# Aim of the exercise
Skipping all pictures, set down the lines of the listing from the first through the one with "const widths = [4, 4, 4, 3.5];".

# Provided material
※

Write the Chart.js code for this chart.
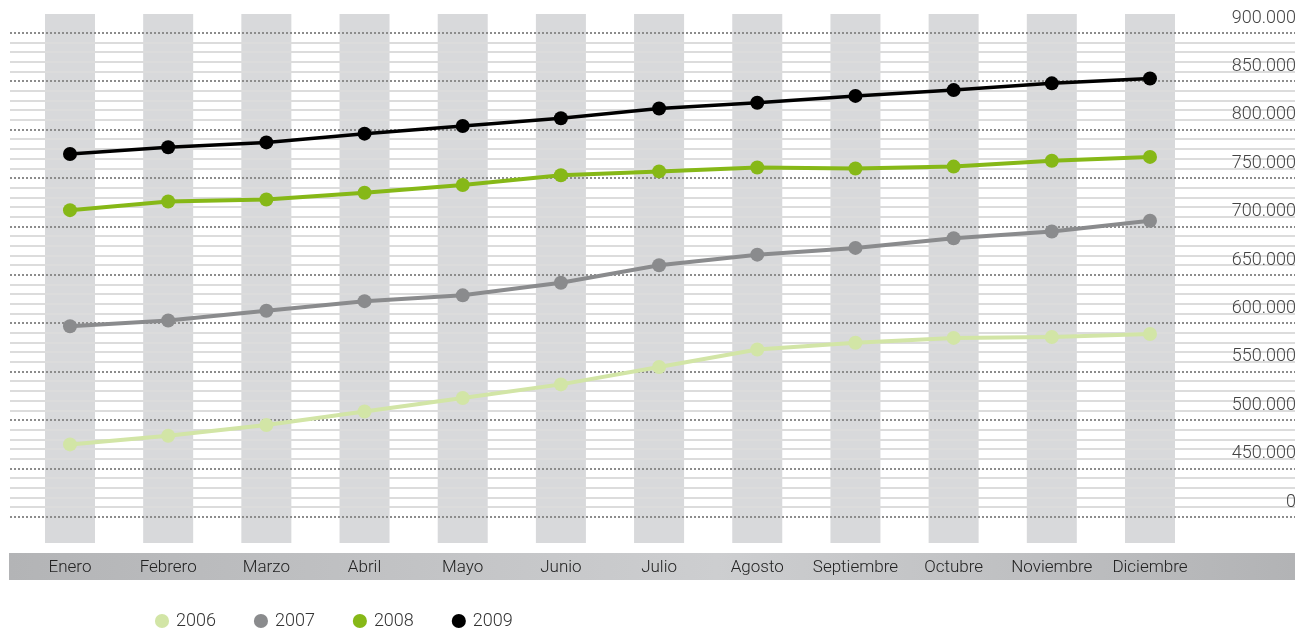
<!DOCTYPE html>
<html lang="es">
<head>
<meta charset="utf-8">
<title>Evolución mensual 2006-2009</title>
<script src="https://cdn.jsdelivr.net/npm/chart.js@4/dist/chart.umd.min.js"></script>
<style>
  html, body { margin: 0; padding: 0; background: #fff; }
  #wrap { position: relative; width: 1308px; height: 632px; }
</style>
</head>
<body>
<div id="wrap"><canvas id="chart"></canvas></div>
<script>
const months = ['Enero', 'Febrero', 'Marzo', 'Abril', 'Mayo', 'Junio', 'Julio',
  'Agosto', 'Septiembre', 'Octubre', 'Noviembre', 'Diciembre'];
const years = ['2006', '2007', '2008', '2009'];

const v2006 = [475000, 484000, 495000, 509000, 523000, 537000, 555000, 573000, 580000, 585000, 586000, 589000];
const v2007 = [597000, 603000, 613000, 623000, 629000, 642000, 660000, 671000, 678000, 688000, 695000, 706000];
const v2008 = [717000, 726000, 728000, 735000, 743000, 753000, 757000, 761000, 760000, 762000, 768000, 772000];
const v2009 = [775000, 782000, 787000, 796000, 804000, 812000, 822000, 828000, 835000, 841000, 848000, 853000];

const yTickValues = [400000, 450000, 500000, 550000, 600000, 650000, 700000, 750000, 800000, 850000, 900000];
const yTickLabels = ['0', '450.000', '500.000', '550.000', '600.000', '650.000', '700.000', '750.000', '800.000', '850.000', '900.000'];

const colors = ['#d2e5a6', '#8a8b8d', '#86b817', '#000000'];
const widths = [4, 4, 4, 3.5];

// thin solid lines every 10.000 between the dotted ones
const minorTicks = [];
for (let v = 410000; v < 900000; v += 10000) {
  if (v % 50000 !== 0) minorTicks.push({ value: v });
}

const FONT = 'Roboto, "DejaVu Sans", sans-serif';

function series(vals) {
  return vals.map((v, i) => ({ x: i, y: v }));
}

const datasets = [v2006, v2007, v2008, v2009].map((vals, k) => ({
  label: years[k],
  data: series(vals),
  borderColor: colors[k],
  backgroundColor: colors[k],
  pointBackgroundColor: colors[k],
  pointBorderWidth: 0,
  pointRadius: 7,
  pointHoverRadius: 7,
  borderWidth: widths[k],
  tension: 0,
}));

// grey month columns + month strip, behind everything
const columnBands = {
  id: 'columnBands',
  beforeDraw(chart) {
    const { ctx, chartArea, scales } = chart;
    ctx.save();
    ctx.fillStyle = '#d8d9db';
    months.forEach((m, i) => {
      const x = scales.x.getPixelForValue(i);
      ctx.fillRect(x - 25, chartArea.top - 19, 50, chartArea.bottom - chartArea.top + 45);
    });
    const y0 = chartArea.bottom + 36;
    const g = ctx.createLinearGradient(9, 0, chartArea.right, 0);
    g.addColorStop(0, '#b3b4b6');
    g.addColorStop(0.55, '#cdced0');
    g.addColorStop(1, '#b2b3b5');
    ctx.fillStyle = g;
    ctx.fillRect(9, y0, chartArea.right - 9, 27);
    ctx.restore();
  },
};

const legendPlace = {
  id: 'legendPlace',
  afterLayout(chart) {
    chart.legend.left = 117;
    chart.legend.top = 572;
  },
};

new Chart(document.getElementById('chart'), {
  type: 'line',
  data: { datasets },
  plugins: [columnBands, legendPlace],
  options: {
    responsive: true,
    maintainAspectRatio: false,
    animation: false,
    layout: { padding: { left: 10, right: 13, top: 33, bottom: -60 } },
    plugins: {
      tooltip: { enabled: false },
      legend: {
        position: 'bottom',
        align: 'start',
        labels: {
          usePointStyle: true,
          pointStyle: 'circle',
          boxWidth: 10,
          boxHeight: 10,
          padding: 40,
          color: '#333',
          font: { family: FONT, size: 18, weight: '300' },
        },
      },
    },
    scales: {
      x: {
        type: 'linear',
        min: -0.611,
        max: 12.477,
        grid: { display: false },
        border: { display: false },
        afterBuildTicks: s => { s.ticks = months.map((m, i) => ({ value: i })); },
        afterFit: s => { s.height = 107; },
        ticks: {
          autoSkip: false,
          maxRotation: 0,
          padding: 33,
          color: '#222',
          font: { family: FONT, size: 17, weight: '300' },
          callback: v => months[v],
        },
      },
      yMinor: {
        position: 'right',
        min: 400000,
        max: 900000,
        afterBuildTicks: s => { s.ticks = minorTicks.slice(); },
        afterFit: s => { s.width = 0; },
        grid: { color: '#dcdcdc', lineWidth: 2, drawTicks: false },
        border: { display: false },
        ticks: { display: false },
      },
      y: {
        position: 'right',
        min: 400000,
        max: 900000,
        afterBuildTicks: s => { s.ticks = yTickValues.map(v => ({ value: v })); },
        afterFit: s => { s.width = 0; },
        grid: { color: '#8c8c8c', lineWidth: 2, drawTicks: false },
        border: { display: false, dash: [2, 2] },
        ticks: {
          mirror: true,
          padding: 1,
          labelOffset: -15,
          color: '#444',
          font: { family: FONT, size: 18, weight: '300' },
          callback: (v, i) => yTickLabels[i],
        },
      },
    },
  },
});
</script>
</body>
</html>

※

# Solved exercise
Write the Chart.js code for this chart.
<!DOCTYPE html>
<html lang="es">
<head>
<meta charset="utf-8">
<title>Evolución mensual 2006-2009</title>
<script src="https://cdn.jsdelivr.net/npm/chart.js@4/dist/chart.umd.min.js"></script>
<style>
  html, body { margin: 0; padding: 0; background: #fff; }
  #wrap { position: relative; width: 1308px; height: 632px; }
</style>
</head>
<body>
<div id="wrap"><canvas id="chart"></canvas></div>
<script>
const months = ['Enero', 'Febrero', 'Marzo', 'Abril', 'Mayo', 'Junio', 'Julio',
  'Agosto', 'Septiembre', 'Octubre', 'Noviembre', 'Diciembre'];
const years = ['2006', '2007', '2008', '2009'];

const v2006 = [475000, 484000, 495000, 509000, 523000, 537000, 555000, 573000, 580000, 585000, 586000, 589000];
const v2007 = [597000, 603000, 613000, 623000, 629000, 642000, 660000, 671000, 678000, 688000, 695000, 706000];
const v2008 = [717000, 726000, 728000, 735000, 743000, 753000, 757000, 761000, 760000, 762000, 768000, 772000];
const v2009 = [775000, 782000, 787000, 796000, 804000, 812000, 822000, 828000, 835000, 841000, 848000, 853000];

const yTickValues = [400000, 450000, 500000, 550000, 600000, 650000, 700000, 750000, 800000, 850000, 900000];
const yTickLabels = ['0', '450.000', '500.000', '550.000', '600.000', '650.000', '700.000', '750.000', '800.000', '850.000', '900.000'];

const colors = ['#d2e5a6', '#8a8b8d', '#86b817', '#000000'];
const widths = [4, 4, 4, 3.5];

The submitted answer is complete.